Commissaire à la déréglementation. Après la tragédie du Zolitūde, le Premier ministre letton de l'époque, Valdis Dombrovskis, a démissionné avant d’être promu quelques mois plus tard commissaire européen. Cela s'est produit avant que la commission d'enquête parlementaire de son pays ne lui attribue la «responsabilité politique et morale» du drame. Selon son rapport, le gouvernement de Dombrovskis avait délibérément supprimé la surveillance légale du secteur de la construction et aboli l'agence nationale de contrôles. Afin d'assurer sa réélection à la présidence de la Commission européenne, Ursula von der Leyen, a promis aux députés Verts et sociaux-démocrates à l'automne 2024 de mettre en œuvre la directive sur les chaînes d'approvisionnement.

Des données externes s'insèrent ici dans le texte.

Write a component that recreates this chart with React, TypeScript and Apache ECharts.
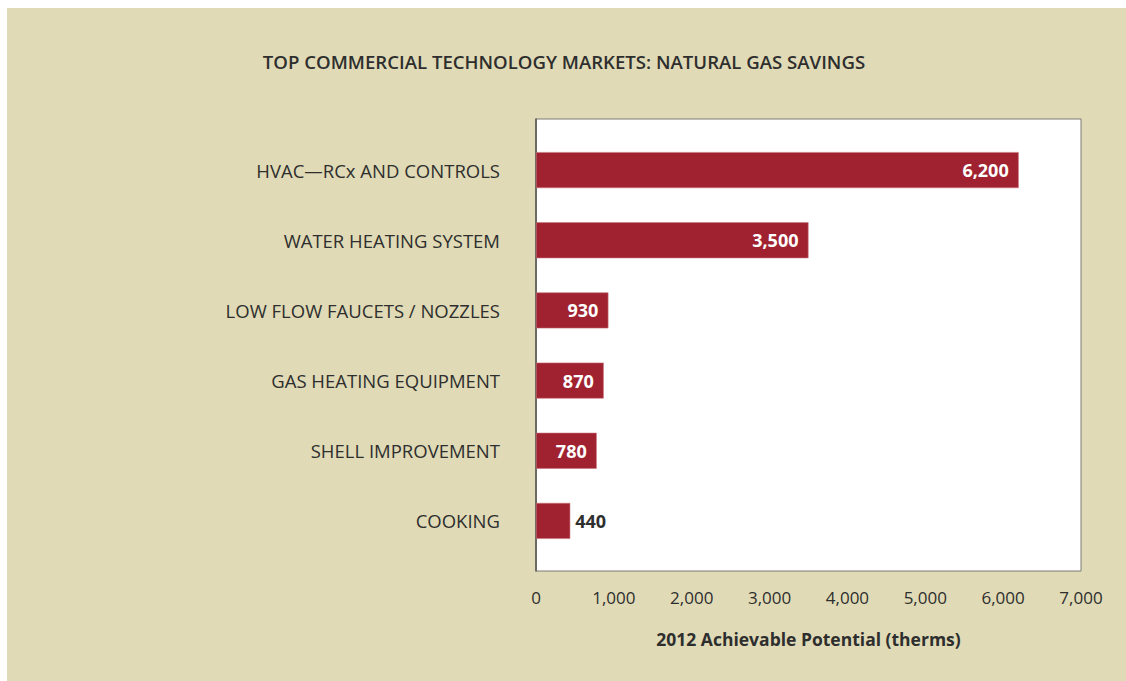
import React, { useEffect, useRef } from "react";
import * as echarts from "echarts";

const categories = [
  "HVAC—RCx AND CONTROLS",
  "WATER HEATING SYSTEM",
  "LOW FLOW FAUCETS / NOZZLES",
  "GAS HEATING EQUIPMENT",
  "SHELL IMPROVEMENT",
  "COOKING",
];
const savings = [6200, 3500, 930, 870, 780, 440];
const xTicks = [0, 1000, 2000, 3000, 4000, 5000, 6000, 7000];

const TITLE = "TOP COMMERCIAL TECHNOLOGY MARKETS: NATURAL GAS SAVINGS";
const X_NAME = "2012 Achievable Potential (therms)";

const FONT = "'Open Sans', 'Noto Sans', sans-serif";
const TEXT = "#2e2e2e";
const BAR = "#a02230";
const BEIGE = "#e0dbb6";

const fmt = (v: number) => v.toLocaleString("en-US");

export default function App() {
  const ref = useRef<HTMLDivElement>(null);

  useEffect(() => {
    document.body.style.margin = "0";
    document.body.style.overflow = "hidden";
    if (!ref.current) return;
    const chart = echarts.init(ref.current, null, { renderer: "svg" });
    chart.setOption({
      animation: false,
      backgroundColor: "#ffffff",
      textStyle: { fontFamily: FONT },
      graphic: [
        {
          type: "rect",
          z: -10,
          shape: { x: 7, y: 8, width: 1119, height: 673 },
          style: { fill: BEIGE },
          silent: true,
        },
        {
          type: "rect",
          z: -5,
          shape: { x: 536, y: 119, width: 545, height: 452 },
          style: { fill: "#ffffff", stroke: "#7a7a72", lineWidth: 1 },
          silent: true,
        },
        {
          type: "line",
          z: -4,
          shape: { x1: 536, y1: 118.5, x2: 536, y2: 571.5 },
          style: { stroke: "#6a6a62", lineWidth: 2 },
          silent: true,
        },
      ],
      title: {
        text: TITLE,
        left: 559,
        top: 47,
        textAlign: "center",
        textStyle: {
          fontFamily: FONT,
          fontSize: 18.6,
          fontWeight: 600,
          color: TEXT,
        },
      },
      grid: { left: 536, top: 135, width: 545, height: 421, containLabel: false },
      xAxis: {
        type: "value",
        min: 0,
        max: 7000,
        interval: 1000,
        axisLine: { show: false },
        axisTick: { show: false },
        splitLine: { show: false },
        axisLabel: {
          margin: 33,
          fontSize: 17,
          color: TEXT,
          fontFamily: FONT,
          formatter: (v: number) => (xTicks.includes(v) ? fmt(v) : ""),
        },
        name: X_NAME,
        nameLocation: "middle",
        nameGap: 74,
        nameTextStyle: {
          fontSize: 17.5,
          fontWeight: "bold",
          color: TEXT,
          fontFamily: FONT,
        },
      },
      yAxis: {
        type: "category",
        data: categories,
        inverse: true,
        axisLine: { show: false },
        axisTick: { show: false },
        axisLabel: {
          margin: 36,
          fontSize: 18.5,
          color: TEXT,
          fontFamily: FONT,
          padding: [3, 0, 0, 0],
        },
      },
      series: [
        {
          type: "bar",
          barWidth: 36,
          itemStyle: { color: BAR, borderColor: "#c9737c", borderWidth: 0.6 },
          data: savings.map((v) =>
            v < 600
              ? {
                  value: v,
                  label: {
                    position: "right",
                    distance: 5,
                    color: TEXT,
                  },
                }
              : { value: v }
          ),
          label: {
            show: true,
            position: "insideRight",
            distance: 10,
            color: "#ffffff",
            fontSize: 18,
            fontWeight: "bold",
            fontFamily: FONT,
            formatter: (p: any) => fmt(p.value),
          },
        },
      ],
    });
    return () => chart.dispose();
  }, []);

  return <div ref={ref} style={{ width: 1126, height: 681 }} />;
}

Mais après sa nomination, elle a désigné Dombrovskis à la tête de la puissante Direction générale des affaires économiques et financières et également commissaire européen à la déréglementation pour la «mise en œuvre et la simplification», afin de réduire «les charges administratives et déclaratives des entreprises».
Dombrovskis a présenté le nouveau paquet de lois «omnibus» fin février 2025, affaiblissant clairement la directive européenne sur les chaînes d'approvisionnement: les entreprises pourront se limiter à surveiller les pratiques de leurs fournisseurs directs, et non plus celles de leurs chaînes d'approvisionnement élargies. Les contrôles seront effectués tous les cinq ans, et non plus chaque année. En outre, les entreprises ne devraient plus être tenues pour responsables des violations des droits du travail, des droits environnementaux et des droits humains commises par leurs fournisseurs. Enfin, celles qui ne respectent pas leurs obligations de diligence ne devraient plus être sanctionnées par des amendes dissuasives à l'échelle européenne, mais uniquement au niveau national. Reste à savoir si ces propositions seront mises en œuvre, devant encore être approuvées par le Parlement européen et une majorité des Etats membres.